NEW YORK
Slate
By Nora Caplan-Bricker
Fordham Preparatory School, a prestigious Jesuit boys’ school in the Bronx, has deemed a former student’s allegations that a teacher sexually abused him in 1984 “credible,” the New York Times reported Monday.
The assault took place shortly after graduation according to the former student, Michael Meenan, who says that he decided to spend the night at a house where he’d been celebrating with peers and awoke to find religious studies teacher Fernand Beck performing oral sex on him while he slept. Meenan says he reported the assault not long after it occurred with no apparent effect.

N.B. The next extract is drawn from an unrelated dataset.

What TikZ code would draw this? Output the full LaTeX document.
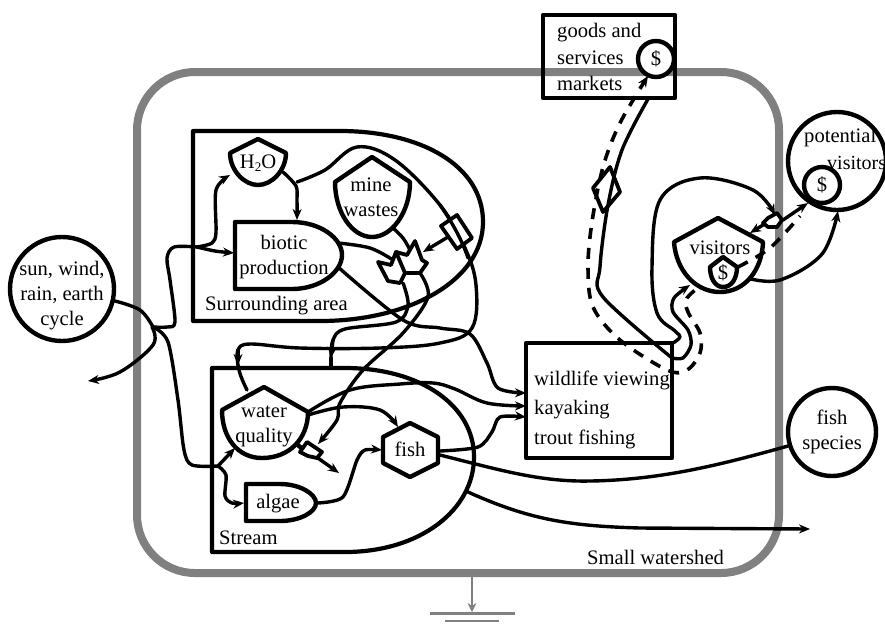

He was inspired to do so again, at least in part, by some of the real-life people behind the Academy Award-winning movie Spotlight—and by the conversation about sexual abuse that the movie, about the Boston Globe’s early 2000s exposé of child sexual abuse by Catholic priests, has helped create. One of Meenan’s former Fordham classmates, the actor Neal Huff, played victim’s advocate Phil Saviano in the film. Huff put Meenan in touch with the actual Mitchell Garabedian, the take-no-prisoners victims’ attorney portrayed in the movie by Stanley Tucci, and Garabedian contacted Fordham in March on Meenan’s behalf, according to the Times. Now, Fordham says Beck is no longer on its faculty, though it won’t specify whether he was fired or resigned.